El novelista trascendente
Sergio Ramírez
Mario Vargas Llosa entrará en la Academia Francesa el próximo 9 de febrero, algo extraordinario para un escritor que no es nativo de esa lengua, y esta es una noticia que se pierde entre la vocinglería chabacana, que busca arrastrarlo de los pies hasta el frívolo barrial de las revistas del corazón; arrastrarlo desde las alturas de la biblioteca La Pléyade, ese olimpo literario donde está Borges, y están también Proust, Joyce, y Kafka, y Tolstoi, que no cupieron en los parámetros a veces justos, pero también a veces burocráticos, geográficos, o de conveniencia política, del premio Nobel.
De todas maneras, un autor no es recordado generaciones después por formar parte de la lista de los Nobel, como se recordará a Vargas Llosa, porque el olvido, que todo destruye, ha enterrado los nombres, vamos a ver, de Sully Proudhomme, o de Rudolf Christoph Eucken, Gerhart Hauptmann, Henrik Pontoppidan, que lo ganaron en su día y hoy no nos dicen nada.
Un escritor trasciende porque siempre tiene algo nuevo que enseñar, como pensaba Ítalo Calvino; por un solo libro suyo que alguien lee en su adolescencia para buscar las claves de la vida, o de la historia presente, reflejada en la pasada, o porque en sus páginas podemos entrar en los laberintos de la condición humana.
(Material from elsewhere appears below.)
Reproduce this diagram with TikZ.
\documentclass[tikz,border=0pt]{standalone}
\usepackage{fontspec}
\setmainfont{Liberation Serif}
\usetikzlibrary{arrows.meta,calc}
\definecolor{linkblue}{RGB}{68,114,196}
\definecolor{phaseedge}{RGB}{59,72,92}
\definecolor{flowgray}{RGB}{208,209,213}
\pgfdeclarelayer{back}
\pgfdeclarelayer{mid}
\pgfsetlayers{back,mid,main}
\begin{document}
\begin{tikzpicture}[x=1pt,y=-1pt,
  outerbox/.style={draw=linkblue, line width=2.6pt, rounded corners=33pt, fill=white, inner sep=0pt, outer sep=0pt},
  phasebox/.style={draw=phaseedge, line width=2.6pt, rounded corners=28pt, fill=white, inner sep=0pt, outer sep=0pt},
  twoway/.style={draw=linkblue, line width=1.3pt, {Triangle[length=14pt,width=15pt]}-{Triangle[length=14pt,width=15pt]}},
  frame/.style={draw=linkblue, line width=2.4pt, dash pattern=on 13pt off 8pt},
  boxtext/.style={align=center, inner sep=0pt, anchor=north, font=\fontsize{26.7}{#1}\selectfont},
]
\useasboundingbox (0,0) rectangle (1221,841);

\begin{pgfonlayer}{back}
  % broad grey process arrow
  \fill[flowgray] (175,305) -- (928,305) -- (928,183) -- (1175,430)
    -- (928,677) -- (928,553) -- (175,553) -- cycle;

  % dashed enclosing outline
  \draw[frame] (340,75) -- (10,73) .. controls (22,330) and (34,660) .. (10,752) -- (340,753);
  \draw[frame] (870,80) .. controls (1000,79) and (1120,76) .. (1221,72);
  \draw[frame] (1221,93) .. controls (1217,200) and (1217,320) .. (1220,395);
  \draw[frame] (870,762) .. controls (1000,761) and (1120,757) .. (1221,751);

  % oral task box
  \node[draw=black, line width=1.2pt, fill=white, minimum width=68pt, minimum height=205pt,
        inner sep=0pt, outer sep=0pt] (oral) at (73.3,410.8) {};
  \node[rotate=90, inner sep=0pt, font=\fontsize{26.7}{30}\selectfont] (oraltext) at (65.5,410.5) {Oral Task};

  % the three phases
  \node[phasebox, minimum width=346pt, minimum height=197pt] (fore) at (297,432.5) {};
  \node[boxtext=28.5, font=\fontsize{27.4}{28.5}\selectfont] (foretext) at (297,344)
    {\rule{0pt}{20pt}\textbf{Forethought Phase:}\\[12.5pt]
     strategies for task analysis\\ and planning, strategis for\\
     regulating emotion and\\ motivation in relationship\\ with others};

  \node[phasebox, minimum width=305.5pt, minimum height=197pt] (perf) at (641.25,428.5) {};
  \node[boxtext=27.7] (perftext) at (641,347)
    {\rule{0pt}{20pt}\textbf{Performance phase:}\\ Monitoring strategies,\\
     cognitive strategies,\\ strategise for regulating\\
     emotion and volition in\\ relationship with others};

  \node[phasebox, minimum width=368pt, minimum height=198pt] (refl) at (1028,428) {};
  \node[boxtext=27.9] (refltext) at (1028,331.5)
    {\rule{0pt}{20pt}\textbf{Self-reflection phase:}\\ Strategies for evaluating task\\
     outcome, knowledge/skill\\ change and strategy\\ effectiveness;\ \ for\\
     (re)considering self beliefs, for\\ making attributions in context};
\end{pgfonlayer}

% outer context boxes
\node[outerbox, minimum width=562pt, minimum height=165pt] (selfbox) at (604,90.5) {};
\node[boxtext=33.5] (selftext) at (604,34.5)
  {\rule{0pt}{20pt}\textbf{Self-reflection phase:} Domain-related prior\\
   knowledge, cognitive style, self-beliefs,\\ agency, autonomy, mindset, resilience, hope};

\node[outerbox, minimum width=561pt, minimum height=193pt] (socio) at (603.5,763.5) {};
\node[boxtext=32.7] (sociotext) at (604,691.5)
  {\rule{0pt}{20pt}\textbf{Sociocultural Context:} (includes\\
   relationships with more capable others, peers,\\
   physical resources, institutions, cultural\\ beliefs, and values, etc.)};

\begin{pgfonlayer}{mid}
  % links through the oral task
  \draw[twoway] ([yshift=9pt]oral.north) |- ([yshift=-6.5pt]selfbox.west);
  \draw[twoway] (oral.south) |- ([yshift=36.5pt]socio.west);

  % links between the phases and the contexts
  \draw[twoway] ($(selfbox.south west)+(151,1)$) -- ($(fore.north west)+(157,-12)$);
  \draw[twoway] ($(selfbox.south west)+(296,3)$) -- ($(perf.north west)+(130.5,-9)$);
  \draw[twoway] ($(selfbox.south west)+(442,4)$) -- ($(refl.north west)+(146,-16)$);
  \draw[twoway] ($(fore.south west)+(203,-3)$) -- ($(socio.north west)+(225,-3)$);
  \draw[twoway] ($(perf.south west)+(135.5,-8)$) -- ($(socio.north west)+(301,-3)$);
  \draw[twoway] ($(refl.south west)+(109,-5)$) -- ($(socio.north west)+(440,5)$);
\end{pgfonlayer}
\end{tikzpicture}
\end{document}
Un solo libro, un poema, o una sola línea que alguien pueda repetir de memoria, a como aspiraba Octavio Paz.
Vargas Llosa es el novelista en lengua castellana que desde Pérez Galdós presenta la obra más vasta, veinte novelas, si mis cuentas no se equivocan, y otros tantos libros de ensayos. Una construcción narrativa de más de sesenta años, sostenida por un afán de exploración incansable que empezó dentro de los muros de un colegio, en La ciudad y los perros, y se ha extendido hasta la Guatemala del derrocamiento de Jacobo Árbenz en Tiempos recios; la vida pública transmutada en las vidas privadas, según la enseñanza del viejo Balzac, lo que da a todas sus novelas una tesitura real, y que por realista no deja nunca de ser política.
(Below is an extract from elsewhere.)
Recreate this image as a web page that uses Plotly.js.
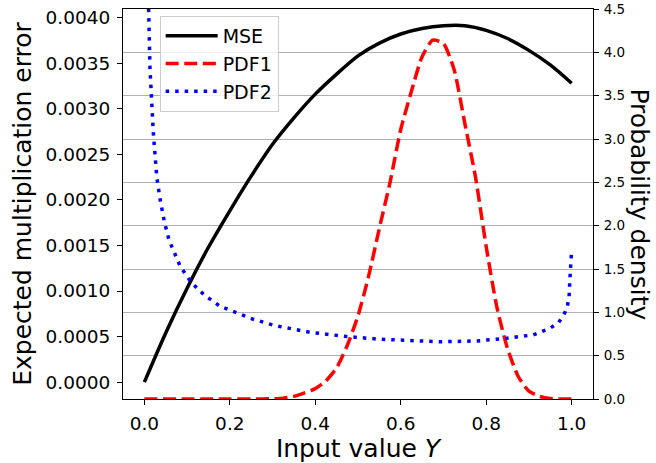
<!DOCTYPE html>
<html>
<head>
<meta charset="utf-8">
<script src="https://cdn.plot.ly/plotly-3.0.1.min.js"></script>
<style>html,body{margin:0;padding:0;background:#fff;}#chart{width:656px;height:463px;}</style>
</head>
<body>
<div id="chart"></div>
<script>
// MSE (left axis)
const mseX = [0, 0.05, 0.1, 0.15, 0.2, 0.25, 0.3, 0.35, 0.4, 0.45, 0.5, 0.55, 0.6, 0.65, 0.7, 0.75, 0.8, 0.85, 0.9, 0.95, 1.0];
const mseY = [0, 0.00054, 0.00103, 0.00148, 0.00188, 0.00226, 0.00261, 0.00290, 0.00316, 0.00338, 0.00358, 0.00372, 0.00382, 0.00388, 0.00391, 0.00391, 0.00386, 0.00377, 0.00364, 0.00348, 0.00328];
// PDF1 (right axis)
const pdf1X = [0, 0.05, 0.1, 0.15, 0.2, 0.25, 0.3, 0.325, 0.35, 0.375, 0.4, 0.425, 0.45, 0.475, 0.5, 0.525, 0.55, 0.575, 0.6, 0.625, 0.65, 0.675, 0.7, 0.725, 0.75, 0.775, 0.8, 0.825, 0.85, 0.875, 0.9, 0.925, 0.95, 0.975, 1.0];
const pdf1Y = [0, 0, 0, 0, 0, 0, 0.003, 0.01, 0.03, 0.07, 0.12, 0.21, 0.36, 0.62, 0.96, 1.42, 1.97, 2.50, 3.11, 3.55, 3.95, 4.14, 4.10, 3.80, 3.18, 2.56, 1.76, 1.06, 0.58, 0.26, 0.09, 0.03, 0.005, 0, 0];
// PDF2 (right axis)
const pdf2X = [0.005, 0.009, 0.013, 0.021, 0.029, 0.037, 0.047, 0.058, 0.068, 0.084, 0.109, 0.14, 0.177, 0.216, 0.255, 0.30, 0.317, 0.388, 0.474, 0.551, 0.629, 0.692, 0.778, 0.848, 0.91, 0.949, 0.969, 0.982, 0.99, 0.994, 0.996, 0.998, 1.0];
const pdf2Y = [5.6, 4.5, 3.83, 3.07, 2.56, 2.30, 2.04, 1.83, 1.72, 1.53, 1.35, 1.20, 1.07, 0.99, 0.92, 0.855, 0.836, 0.77, 0.72, 0.69, 0.673, 0.66, 0.67, 0.70, 0.74, 0.816, 0.88, 0.97, 1.07, 1.18, 1.39, 1.60, 1.72];

const xTicks = [0, 0.2, 0.4, 0.6, 0.8, 1.0];
const leftTicks = [0, 0.0005, 0.001, 0.0015, 0.002, 0.0025, 0.003, 0.0035, 0.004];
const rightTicks = [0, 0.5, 1, 1.5, 2, 2.5, 3, 3.5, 4, 4.5];

const F = 'DejaVu Sans, sans-serif';

const traces = [
  {x: mseX, y: mseY, name: 'MSE', type: 'scatter', mode: 'lines', yaxis: 'y', legendgroup: 'a',
   line: {color: '#000000', width: 3.5, shape: 'spline', smoothing: 0.8}},
  {x: pdf1X, y: pdf1Y, name: 'PDF1', type: 'scatter', mode: 'lines', yaxis: 'y2', legendgroup: 'b',
   line: {color: '#ff0000', width: 3.5, dash: '13px,5.6px', shape: 'spline', smoothing: 0.6}},
  {x: pdf2X, y: pdf2Y, name: 'PDF2', type: 'scatter', mode: 'lines', yaxis: 'y2', legendgroup: 'c',
   line: {color: '#0000ff', width: 3.5, dash: '3.5px,6px'}}
];

const layout = {
  width: 656, height: 463,
  margin: {l: 123, r: 63, t: 9, b: 64},
  paper_bgcolor: '#ffffff', plot_bgcolor: '#ffffff',
  font: {family: F, color: '#000000'},
  showlegend: true,
  legend: {x: 0.078, y: 0.982, xanchor: 'left', yanchor: 'top',
    bgcolor: 'rgba(255,255,255,0.8)', bordercolor: '#cccccc', borderwidth: 1,
    font: {family: F, size: 19, color: '#000000'}, traceorder: 'grouped', tracegroupgap: 0, itemwidth: 52},
  xaxis: {range: [-0.05, 1.05], tickvals: xTicks, tickformat: '.1f', ticks: 'outside', ticklen: 5, tickcolor: '#000',
    ticklabelstandoff: 3,
    showline: true, linecolor: '#000', linewidth: 1, mirror: true, showgrid: false, zeroline: false,
    tickfont: {family: F, size: 18.5},
    title: {text: 'Input value <i>Y</i>', font: {family: F, size: 25}, standoff: 2}},
  yaxis: {range: [-0.000185, 0.004094], tickvals: leftTicks, tickformat: '.4f', ticks: 'outside', ticklen: 5, tickcolor: '#000',
    ticklabelstandoff: 3,
    showline: true, linecolor: '#000', linewidth: 1, showgrid: false, zeroline: false,
    tickfont: {family: F, size: 18.5},
    title: {text: 'Expected multiplication error', font: {family: F, size: 25}, standoff: 6}},
  yaxis2: {range: [0, 4.5], tickvals: rightTicks, tickformat: '.1f', overlaying: 'y', side: 'right', ticks: 'outside', ticklen: 5, tickcolor: '#000',
    ticklabelstandoff: 2,
    showline: true, linecolor: '#000', linewidth: 1, showgrid: true, gridcolor: '#b0b0b0', gridwidth: 1, zeroline: false,
    tickfont: {family: F, size: 13.5}},
  annotations: [{text: 'Probability density', xref: 'paper', yref: 'paper', x: 1.099, y: 0.5,
    xanchor: 'center', yanchor: 'middle', textangle: 90, showarrow: false, font: {family: F, size: 25, color: '#000'}}]
};

Plotly.newPlot('chart', traces, layout, {staticPlot: true, displayModeBar: false});
</script>
</body>
</html>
Una cosa es que la literatura llegue a enseñar relieves políticos, porque se ocupa de la realidad -si en mis libros hay política es porque la política es universal, decía Darío-, esa realidad que en América Latina asombra y espanta por sus escenarios y personajes siempre anormales, de la dictadura cruel y gris de Odría en Conversación en la Catedral, a la insurrección mesiánica de los canudos en el nordeste brasileño de La guerra del fin del mundo. Y otra cosa son las opiniones políticas del novelista, que es por donde también se busca arrastrar a Vargas Llosa de los pies, la majestad de su obra literaria juzgada tras el lente no pocas veces turbio de las filiaciones ideológicas.
No se es buen o mal escritor según las opiniones o identificaciones políticas, aunque causen desazón en algunos, y rechazo en otros. Un grupo de intelectuales expresó en París el año pasado “su estupefacción”, porque se le otorgara una silla en la Academia Francesa, bajo el alegato de haber dado su apoyo político a candidatos de derecha, como Iván Duque, de Colombia, José Antonio Kast, de Chile, o la propia Keiko Fujimori de Perú, el caso más polémico de todos por el rechazo que mantuvo siempre contra el dictador Alberto Fujimori, tan siniestro, a su manera, como el Generalísimo Leónidas Trujillo de La fiesta del chivo.